The way forward for Irish republicanism is to be found in forging a mass movement that speaks to the interests of Protestants and Catholics, Northerners and Southerners, unionists and nationalists. Because British imperialism has deeply divided the people of the island, only an all-Ireland socialist agenda could possibly unite them.

In order to build a broad, unified and militant left force, Irish republicans must make political alliances and regroup with progressive elements in both the workers’ movement and the revolutionary left. While this will be a long, difficult process, there are signs that the political landscape is shifting in a positive direction.

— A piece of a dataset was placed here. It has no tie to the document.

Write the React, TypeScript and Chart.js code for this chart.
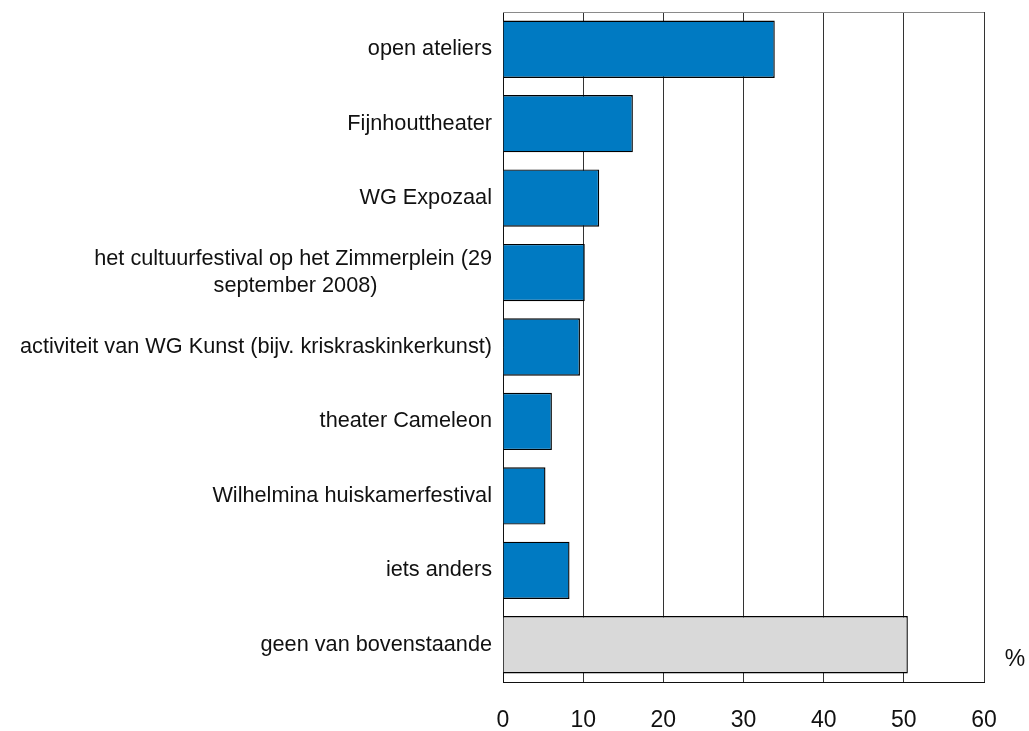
import React, { useEffect, useRef } from "react";
import { Chart, registerables } from "chart.js";

Chart.register(...registerables);

const categories: (string | string[])[] = [
  "open ateliers",
  "Fijnhouttheater",
  "WG Expozaal",
  ["het cultuurfestival op het Zimmerplein (29", "september 2008)"],
  "activiteit van WG Kunst (bijv. kriskraskinkerkunst)",
  "theater Cameleon",
  "Wilhelmina huiskamerfestival",
  "iets anders",
  "geen van bovenstaande",
];
const values = [33.9, 16.2, 12.0, 10.2, 9.6, 6.1, 5.3, 8.3, 50.5];
const barColors = [
  "#007AC2", "#007AC2", "#007AC2", "#007AC2", "#007AC2",
  "#007AC2", "#007AC2", "#007AC2", "#D9D9D9",
];
const xMin = 0;
const xMax = 60;
const xStep = 10;
const unitLabel = "%";

const FONT_FAMILY = "'Liberation Sans', Arial, Helvetica, sans-serif";
const Y_FONT_SIZE = 21.7;
const X_FONT_SIZE = 23;

function centerLines(lines: string[], size: number): string[] {
  const c = document.createElement("canvas").getContext("2d")!;
  c.font = `${size}px ${FONT_FAMILY}`;
  const widths = lines.map((l) => c.measureText(l).width);
  const max = Math.max(...widths);
  const sp = c.measureText("\u00A0").width || 1;
  return lines.map((l, i) => l + "\u00A0".repeat(Math.round((max - widths[i]) / 2 / sp)));
}

const frameAndUnit = {
  id: "frameAndUnit",
  afterDraw(chart: any) {
    const { ctx, chartArea } = chart;
    ctx.save();
    ctx.strokeStyle = "#8a8a8a";
    ctx.lineWidth = 1;
    ctx.beginPath();
    ctx.moveTo(chartArea.left, Math.round(chartArea.top) + 0.5);
    ctx.lineTo(chartArea.right, Math.round(chartArea.top) + 0.5);
    ctx.stroke();
    ctx.fillStyle = "#111";
    ctx.font = `${X_FONT_SIZE}px ${FONT_FAMILY}`;
    ctx.textAlign = "center";
    ctx.textBaseline = "middle";
    ctx.fillText(unitLabel, chartArea.right + 31, chartArea.bottom - 22);
    ctx.restore();
  },
};

export default function App() {
  const ref = useRef<HTMLCanvasElement | null>(null);
  useEffect(() => {
    if (!ref.current) return;
    const chart = new Chart(ref.current, {
      type: "bar",
      data: {
        labels: categories as any,
        datasets: [
          {
            data: values,
            backgroundColor: barColors,
            borderColor: "#000",
            borderWidth: 1.4,
            barPercentage: 0.77,
            categoryPercentage: 1,
          },
        ],
      },
      options: {
        indexAxis: "y",
        responsive: false,
        animation: false,
        layout: { padding: { top: 12, right: 45, left: 0, bottom: 0 } },
        plugins: { legend: { display: false }, tooltip: { enabled: false } },
        scales: {
          x: {
            min: xMin,
            max: xMax,
            ticks: {
              stepSize: xStep,
              color: "#111",
              padding: 25,
              font: { family: FONT_FAMILY, size: X_FONT_SIZE },
            },
            grid: { color: "#333", lineWidth: 1, drawTicks: false },
            border: { color: "#111", width: 1 },
            afterFit(scale: any) {
              scale.height = 49;
              scale.paddingLeft = 0;
              scale.paddingRight = 0;
            },
          },
          y: {
            ticks: {
              color: "#111",
              padding: 11,
              font: { family: FONT_FAMILY, size: Y_FONT_SIZE, lineHeight: 1.22 },
              autoSkip: false,
              callback(_v: any, index: number) {
                const lab = categories[index];
                return Array.isArray(lab) ? centerLines(lab, Y_FONT_SIZE) : lab;
              },
            },
            grid: { display: false, drawTicks: false },
            border: { color: "#111", width: 1 },
            afterFit(scale: any) {
              scale.width = 503;
              scale.paddingTop = 0;
              scale.paddingBottom = 0;
            },
          },
        },
      },
      plugins: [frameAndUnit],
    });
    return () => chart.destroy();
  }, []);
  return (
    <div style={{ position: "absolute", left: 0, top: 0, width: 1029, height: 731, background: "#fff" }}>
      <canvas ref={ref} width={1029} height={731} />
    </div>
  );
}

For example, around and within publications like Fourthwrite, The Blanket, and Forum Magazine, Irish republicans are rethinking and redefining what republicanism means for the 21st century. Refusing to fetishize the tactic of armed struggle, these republicans want to stress the ideology’s socialist roots, and its commitment to justice, democracy and equality.

At the same time that republicans are critically assessing their own history, there has been an interesting development within the Irish workers movement. Tired of the Irish Congress of Trade Unions’ collaboration with capital, a new Independent Workers Union (IWU) has been formed that promises to stand in opposition to the trade union bureaucracy and government dictates.  While it is difficult to determine where the IWU will end up, its emergence is important and worth watching.

Finally, although it has been difficult to achieve unity on the Irish left, there have been discussions toward that objective. Socialist Democracy, the Socialist Workers Party, and the Socialist Party, if at all possible, must find common ground and produce a programmatic and strategic alternative to the failed GFA.

Bernadette McAliskey, the heart and soul of Irish republicanism, sums it up, “When I steady myself and regroup this time, I’m regrouping with the socialist left. I have had it with you armed social democrats and would-be radical nationalists.”

The political alternative is clear. Gerry Adams was correct when he used to argue that you could not build socialism in a colony. And it is the responsibility of republicans, workers and revolutionary socialists, together, to rebuild a mass anti-imperialist movement.